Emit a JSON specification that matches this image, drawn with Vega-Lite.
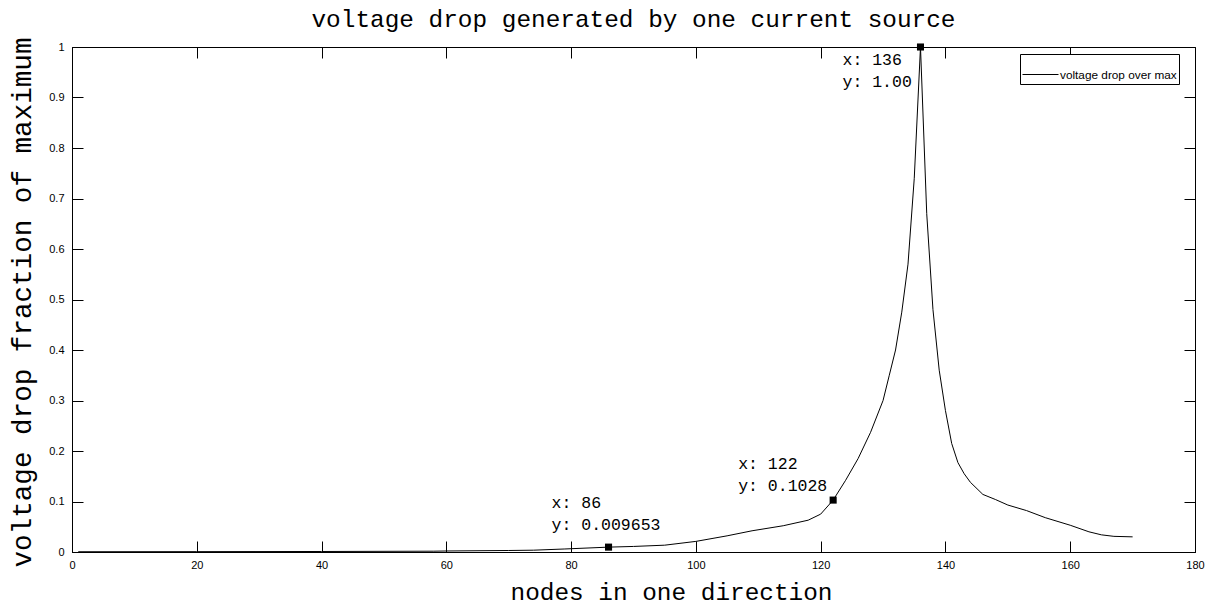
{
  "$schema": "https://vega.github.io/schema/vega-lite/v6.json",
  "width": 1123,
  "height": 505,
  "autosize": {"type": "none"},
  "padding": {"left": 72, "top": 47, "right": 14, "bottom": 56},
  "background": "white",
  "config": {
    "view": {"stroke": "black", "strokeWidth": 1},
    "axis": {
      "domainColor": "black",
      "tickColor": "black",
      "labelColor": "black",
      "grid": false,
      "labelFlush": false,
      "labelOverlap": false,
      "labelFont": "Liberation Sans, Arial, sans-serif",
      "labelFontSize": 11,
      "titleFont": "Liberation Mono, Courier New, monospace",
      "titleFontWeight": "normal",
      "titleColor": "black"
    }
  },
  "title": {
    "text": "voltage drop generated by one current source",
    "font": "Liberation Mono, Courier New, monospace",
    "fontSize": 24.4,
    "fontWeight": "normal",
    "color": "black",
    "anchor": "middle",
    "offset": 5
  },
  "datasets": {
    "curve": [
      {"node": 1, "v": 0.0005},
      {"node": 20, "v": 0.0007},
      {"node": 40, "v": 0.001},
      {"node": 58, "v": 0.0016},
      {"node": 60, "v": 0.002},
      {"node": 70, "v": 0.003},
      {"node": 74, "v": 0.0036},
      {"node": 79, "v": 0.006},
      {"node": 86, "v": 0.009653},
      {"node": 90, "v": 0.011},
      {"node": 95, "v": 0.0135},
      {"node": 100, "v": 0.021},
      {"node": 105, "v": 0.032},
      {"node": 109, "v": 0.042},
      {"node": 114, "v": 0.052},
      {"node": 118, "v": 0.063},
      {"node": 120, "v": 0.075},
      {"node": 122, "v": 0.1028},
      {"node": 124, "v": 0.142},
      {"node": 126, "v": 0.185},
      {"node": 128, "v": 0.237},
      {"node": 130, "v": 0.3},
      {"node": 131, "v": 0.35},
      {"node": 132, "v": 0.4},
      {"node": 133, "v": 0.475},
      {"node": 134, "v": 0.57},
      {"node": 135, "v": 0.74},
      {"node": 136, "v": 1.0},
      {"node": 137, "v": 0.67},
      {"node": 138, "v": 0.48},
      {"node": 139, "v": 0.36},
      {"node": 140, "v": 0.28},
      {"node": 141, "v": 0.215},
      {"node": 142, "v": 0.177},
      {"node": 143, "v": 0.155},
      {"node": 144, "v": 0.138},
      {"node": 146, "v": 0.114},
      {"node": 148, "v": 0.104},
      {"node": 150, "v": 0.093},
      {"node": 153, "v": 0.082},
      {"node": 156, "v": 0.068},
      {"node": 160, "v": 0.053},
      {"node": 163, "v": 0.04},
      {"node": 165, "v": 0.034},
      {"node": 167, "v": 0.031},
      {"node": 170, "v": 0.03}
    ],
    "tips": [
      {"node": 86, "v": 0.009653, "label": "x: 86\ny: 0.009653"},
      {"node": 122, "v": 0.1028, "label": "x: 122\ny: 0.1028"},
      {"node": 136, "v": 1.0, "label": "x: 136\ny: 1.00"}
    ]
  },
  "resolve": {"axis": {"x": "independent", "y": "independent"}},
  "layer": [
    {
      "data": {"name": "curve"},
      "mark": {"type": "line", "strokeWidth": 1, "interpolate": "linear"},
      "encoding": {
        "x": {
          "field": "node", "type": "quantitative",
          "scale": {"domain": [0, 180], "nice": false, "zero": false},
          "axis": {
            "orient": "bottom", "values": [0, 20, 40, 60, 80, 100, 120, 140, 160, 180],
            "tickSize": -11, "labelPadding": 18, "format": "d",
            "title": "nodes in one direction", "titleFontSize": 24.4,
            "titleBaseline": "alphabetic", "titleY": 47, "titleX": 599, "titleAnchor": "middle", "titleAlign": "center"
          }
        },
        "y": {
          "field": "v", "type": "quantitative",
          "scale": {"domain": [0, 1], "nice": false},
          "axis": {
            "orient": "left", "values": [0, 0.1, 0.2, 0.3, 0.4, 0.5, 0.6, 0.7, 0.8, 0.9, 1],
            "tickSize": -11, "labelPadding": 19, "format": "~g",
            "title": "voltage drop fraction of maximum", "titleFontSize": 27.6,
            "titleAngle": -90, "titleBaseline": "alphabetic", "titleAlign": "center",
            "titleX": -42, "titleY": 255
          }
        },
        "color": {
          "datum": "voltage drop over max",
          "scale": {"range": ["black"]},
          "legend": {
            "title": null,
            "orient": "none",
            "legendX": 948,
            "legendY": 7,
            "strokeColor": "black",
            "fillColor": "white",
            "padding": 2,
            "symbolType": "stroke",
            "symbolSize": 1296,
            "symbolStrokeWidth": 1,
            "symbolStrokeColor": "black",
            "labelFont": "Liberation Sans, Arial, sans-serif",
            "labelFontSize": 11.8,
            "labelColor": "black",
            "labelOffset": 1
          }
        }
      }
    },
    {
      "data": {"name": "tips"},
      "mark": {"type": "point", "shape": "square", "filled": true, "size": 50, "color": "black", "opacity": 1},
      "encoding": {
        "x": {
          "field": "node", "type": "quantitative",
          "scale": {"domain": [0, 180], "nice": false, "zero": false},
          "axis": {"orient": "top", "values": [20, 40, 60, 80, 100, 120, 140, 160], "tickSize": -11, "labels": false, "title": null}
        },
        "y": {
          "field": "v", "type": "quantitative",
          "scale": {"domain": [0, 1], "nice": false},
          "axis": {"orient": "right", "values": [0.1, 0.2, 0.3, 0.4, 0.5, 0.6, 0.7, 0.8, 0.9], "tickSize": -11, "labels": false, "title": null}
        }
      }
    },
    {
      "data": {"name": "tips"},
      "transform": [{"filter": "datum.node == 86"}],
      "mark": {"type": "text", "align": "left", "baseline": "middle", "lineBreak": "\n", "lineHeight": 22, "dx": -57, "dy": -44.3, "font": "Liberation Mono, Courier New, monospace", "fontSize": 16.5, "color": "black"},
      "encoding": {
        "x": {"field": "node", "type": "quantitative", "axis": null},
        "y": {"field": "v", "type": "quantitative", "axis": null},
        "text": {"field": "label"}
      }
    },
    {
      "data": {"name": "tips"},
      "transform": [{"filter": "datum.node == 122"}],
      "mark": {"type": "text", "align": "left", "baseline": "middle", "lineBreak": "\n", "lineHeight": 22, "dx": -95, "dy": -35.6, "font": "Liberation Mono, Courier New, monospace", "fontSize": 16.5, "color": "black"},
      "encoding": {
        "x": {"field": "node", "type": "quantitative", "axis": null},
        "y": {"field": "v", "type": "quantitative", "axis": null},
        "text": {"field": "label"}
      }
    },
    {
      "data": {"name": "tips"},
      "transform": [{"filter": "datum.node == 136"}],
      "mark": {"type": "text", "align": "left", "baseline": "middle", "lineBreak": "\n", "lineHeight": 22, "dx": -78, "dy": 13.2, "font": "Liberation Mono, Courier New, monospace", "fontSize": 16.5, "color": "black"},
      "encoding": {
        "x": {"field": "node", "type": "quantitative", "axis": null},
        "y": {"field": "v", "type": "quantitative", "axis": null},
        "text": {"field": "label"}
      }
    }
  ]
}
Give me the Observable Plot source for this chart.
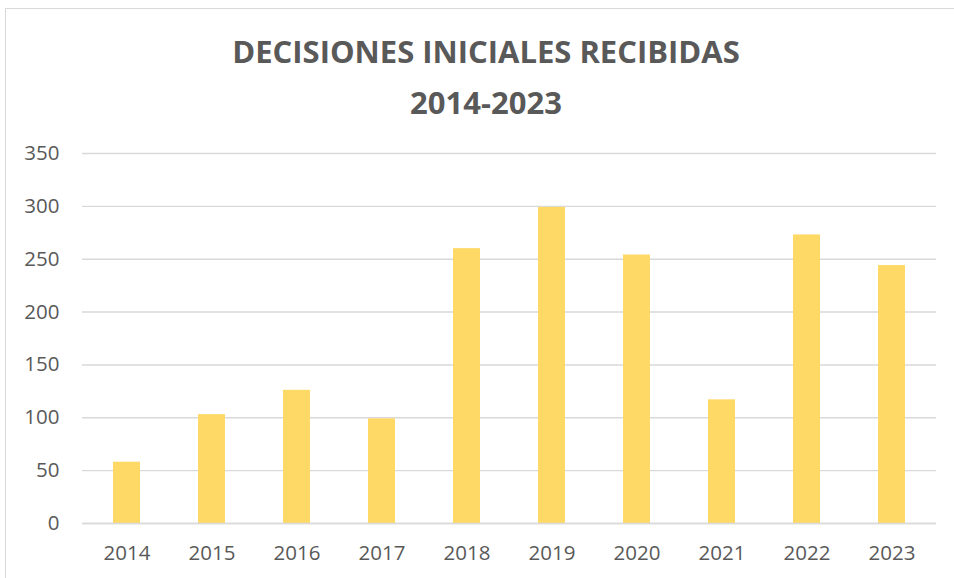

:: YOUR GOAL ::
In the copy, include all records verbatim but no images.

:: RESPONSE TO THIS TASK ::
Emit a JSON specification that matches this image, drawn with Vega-Lite.
{
  "$schema": "https://vega.github.io/schema/vega-lite/v6.json",
  "width": 1123,
  "height": 505,
  "autosize": {"type": "none"},
  "padding": {"left": 72, "top": 47, "right": 14, "bottom": 56},
  "background": "white",
  "config": {
    "view": {"stroke": "black", "strokeWidth": 1},
    "axis": {
      "domainColor": "black",
      "tickColor": "black",
      "labelColor": "black",
      "grid": false,
      "labelFlush": false,
      "labelOverlap": false,
      "labelFont": "Liberation Sans, Arial, sans-serif",
      "labelFontSize": 11,
      "titleFont": "Liberation Mono, Courier New, monospace",
      "titleFontWeight": "normal",
      "titleColor": "black"
    }
  },
  "title": {
    "text": "voltage drop generated by one current source",
    "font": "Liberation Mono, Courier New, monospace",
    "fontSize": 24.4,
    "fontWeight": "normal",
    "color": "black",
    "anchor": "middle",
    "offset": 5
  },
  "datasets": {
    "curve": [
      {"node": 1, "v": 0.0005},
      {"node": 20, "v": 0.0007},
      {"node": 40, "v": 0.001},
      {"node": 58, "v": 0.0016},
      {"node": 60, "v": 0.002},
      {"node": 70, "v": 0.003},
      {"node": 74, "v": 0.0036},
      {"node": 79, "v": 0.006},
      {"node": 86, "v": 0.009653},
      {"node": 90, "v": 0.011},
      {"node": 95, "v": 0.0135},
      {"node": 100, "v": 0.021},
      {"node": 105, "v": 0.032},
      {"node": 109, "v": 0.042},
      {"node": 114, "v": 0.052},
      {"node": 118, "v": 0.063},
      {"node": 120, "v": 0.075},
      {"node": 122, "v": 0.1028},
      {"node": 124, "v": 0.142},
      {"node": 126, "v": 0.185},
      {"node": 128, "v": 0.237},
      {"node": 130, "v": 0.3},
      {"node": 131, "v": 0.35},
      {"node": 132, "v": 0.4},
      {"node": 133, "v": 0.475},
      {"node": 134, "v": 0.57},
      {"node": 135, "v": 0.74},
      {"node": 136, "v": 1.0},
      {"node": 137, "v": 0.67},
      {"node": 138, "v": 0.48},
      {"node": 139, "v": 0.36},
      {"node": 140, "v": 0.28},
      {"node": 141, "v": 0.215},
      {"node": 142, "v": 0.177},
      {"node": 143, "v": 0.155},
      {"node": 144, "v": 0.138},
      {"node": 146, "v": 0.114},
      {"node": 148, "v": 0.104},
      {"node": 150, "v": 0.093},
      {"node": 153, "v": 0.082},
      {"node": 156, "v": 0.068},
      {"node": 160, "v": 0.053},
      {"node": 163, "v": 0.04},
      {"node": 165, "v": 0.034},
      {"node": 167, "v": 0.031},
      {"node": 170, "v": 0.03}
    ],
    "tips": [
      {"node": 86, "v": 0.009653, "label": "x: 86\ny: 0.009653"},
      {"node": 122, "v": 0.1028, "label": "x: 122\ny: 0.1028"},
      {"node": 136, "v": 1.0, "label": "x: 136\ny: 1.00"}
    ]
  },
  "resolve": {"axis": {"x": "independent", "y": "independent"}},
  "layer": [
    {
      "data": {"name": "curve"},
      "mark": {"type": "line", "strokeWidth": 1, "interpolate": "linear"},
      "encoding": {
        "x": {
          "field": "node", "type": "quantitative",
          "scale": {"domain": [0, 180], "nice": false, "zero": false},
          "axis": {
            "orient": "bottom", "values": [0, 20, 40, 60, 80, 100, 120, 140, 160, 180],
            "tickSize": -11, "labelPadding": 18, "format": "d",
            "title": "nodes in one direction", "titleFontSize": 24.4,
            "titleBaseline": "alphabetic", "titleY": 47, "titleX": 599, "titleAnchor": "middle", "titleAlign": "center"
          }
        },
        "y": {
          "field": "v", "type": "quantitative",
          "scale": {"domain": [0, 1], "nice": false},
          "axis": {
            "orient": "left", "values": [0, 0.1, 0.2, 0.3, 0.4, 0.5, 0.6, 0.7, 0.8, 0.9, 1],
            "tickSize": -11, "labelPadding": 19, "format": "~g",
            "title": "voltage drop fraction of maximum", "titleFontSize": 27.6,
            "titleAngle": -90, "titleBaseline": "alphabetic", "titleAlign": "center",
            "titleX": -42, "titleY": 255
          }
        },
        "color": {
          "datum": "voltage drop over max",
          "scale": {"range": ["black"]},
          "legend": {
            "title": null,
            "orient": "none",
            "legendX": 948,
            "legendY": 7,
            "strokeColor": "black",
            "fillColor": "white",
            "padding": 2,
            "symbolType": "stroke",
            "symbolSize": 1296,
            "symbolStrokeWidth": 1,
            "symbolStrokeColor": "black",
            "labelFont": "Liberation Sans, Arial, sans-serif",
            "labelFontSize": 11.8,
            "labelColor": "black",
            "labelOffset": 1
          }
        }
      }
    },
    {
      "data": {"name": "tips"},
      "mark": {"type": "point", "shape": "square", "filled": true, "size": 50, "color": "black", "opacity": 1},
      "encoding": {
        "x": {
          "field": "node", "type": "quantitative",
          "scale": {"domain": [0, 180], "nice": false, "zero": false},
          "axis": {"orient": "top", "values": [20, 40, 60, 80, 100, 120, 140, 160], "tickSize": -11, "labels": false, "title": null}
        },
        "y": {
          "field": "v", "type": "quantitative",
          "scale": {"domain": [0, 1], "nice": false},
          "axis": {"orient": "right", "values": [0.1, 0.2, 0.3, 0.4, 0.5, 0.6, 0.7, 0.8, 0.9], "tickSize": -11, "labels": false, "title": null}
        }
      }
    },
    {
      "data": {"name": "tips"},
      "transform": [{"filter": "datum.node == 86"}],
      "mark": {"type": "text", "align": "left", "baseline": "middle", "lineBreak": "\n", "lineHeight": 22, "dx": -57, "dy": -44.3, "font": "Liberation Mono, Courier New, monospace", "fontSize": 16.5, "color": "black"},
      "encoding": {
        "x": {"field": "node", "type": "quantitative", "axis": null},
        "y": {"field": "v", "type": "quantitative", "axis": null},
        "text": {"field": "label"}
      }
    },
    {
      "data": {"name": "tips"},
      "transform": [{"filter": "datum.node == 122"}],
      "mark": {"type": "text", "align": "left", "baseline": "middle", "lineBreak": "\n", "lineHeight": 22, "dx": -95, "dy": -35.6, "font": "Liberation Mono, Courier New, monospace", "fontSize": 16.5, "color": "black"},
      "encoding": {
        "x": {"field": "node", "type": "quantitative", "axis": null},
        "y": {"field": "v", "type": "quantitative", "axis": null},
        "text": {"field": "label"}
      }
    },
    {
      "data": {"name": "tips"},
      "transform": [{"filter": "datum.node == 136"}],
      "mark": {"type": "text", "align": "left", "baseline": "middle", "lineBreak": "\n", "lineHeight": 22, "dx": -78, "dy": 13.2, "font": "Liberation Mono, Courier New, monospace", "fontSize": 16.5, "color": "black"},
      "encoding": {
        "x": {"field": "node", "type": "quantitative", "axis": null},
        "y": {"field": "v", "type": "quantitative", "axis": null},
        "text": {"field": "label"}
      }
    }
  ]
}
Give me the Observable Plot source for this chart.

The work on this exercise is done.